Google has finally acquire the U.S. wearables device maker, Fitbit Inc. for $2.1 billion with $7.35 per share in cash. The company went ahead of Facebook to make the actual purchase.
The search giant, Google wasn’t the only tech company that was interested in Fitbit, as social media giant, Facebook was also in talks to buy the fitness tracking firm before Google.
But it seems like Google offered twice as much than Facebook is offering. Anyways, Facebook is trying to venture massively into the hardware markets with its own Oculus virtual reality headsets, Portal smart speakers, and AR glasses.
Nevertheless, Fitbit will officially join Google itself but Fitbit still takes privacy for health and fitness data seriously, as it notes that “Fitbit health and wellness data will not be used for Google ads.”
Google SVP of devices and services Rick Osterloh said that the Fitbit purchase is “an opportunity to invest even more in Wear OS as well as introduce Made by Google wearable devices into the market.”
This isn’t the first time, Google will be going for big acquisition, YouTube, Nest, HTC, Motorola, DoubleClick and many others.

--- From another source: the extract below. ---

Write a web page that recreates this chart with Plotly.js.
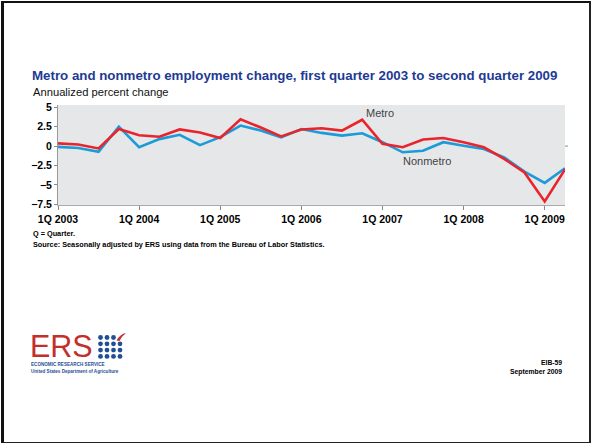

But Motorola, and Nest deal didn’t went well.
During the Motorola’s acquisition, chief of Google hardware, Rick Osterloh was the president of Google’s Motorola but they didn’t utilized the opportunity very well.
The idea behind this acquisition is likely to be simple, Google wants to build smartwatch and fitness band hardware and Fitbit helps them do that more quickly.
After all, Google has been trying to enter the wearable products markets with its Wear OS platform but has been failing seriously. Maybe or maybe not, the Fitbit acquisition might bring them back.
Even tho, Fitbit users are likely to migrate to purchasing Apple’s watch, Google Fit apps might service as a solid alternative to the Apple Watch’s deep fitness tracking integration with the iPhone, since the Fitbit fitness tracking will naturally be integrated with Google fit apps.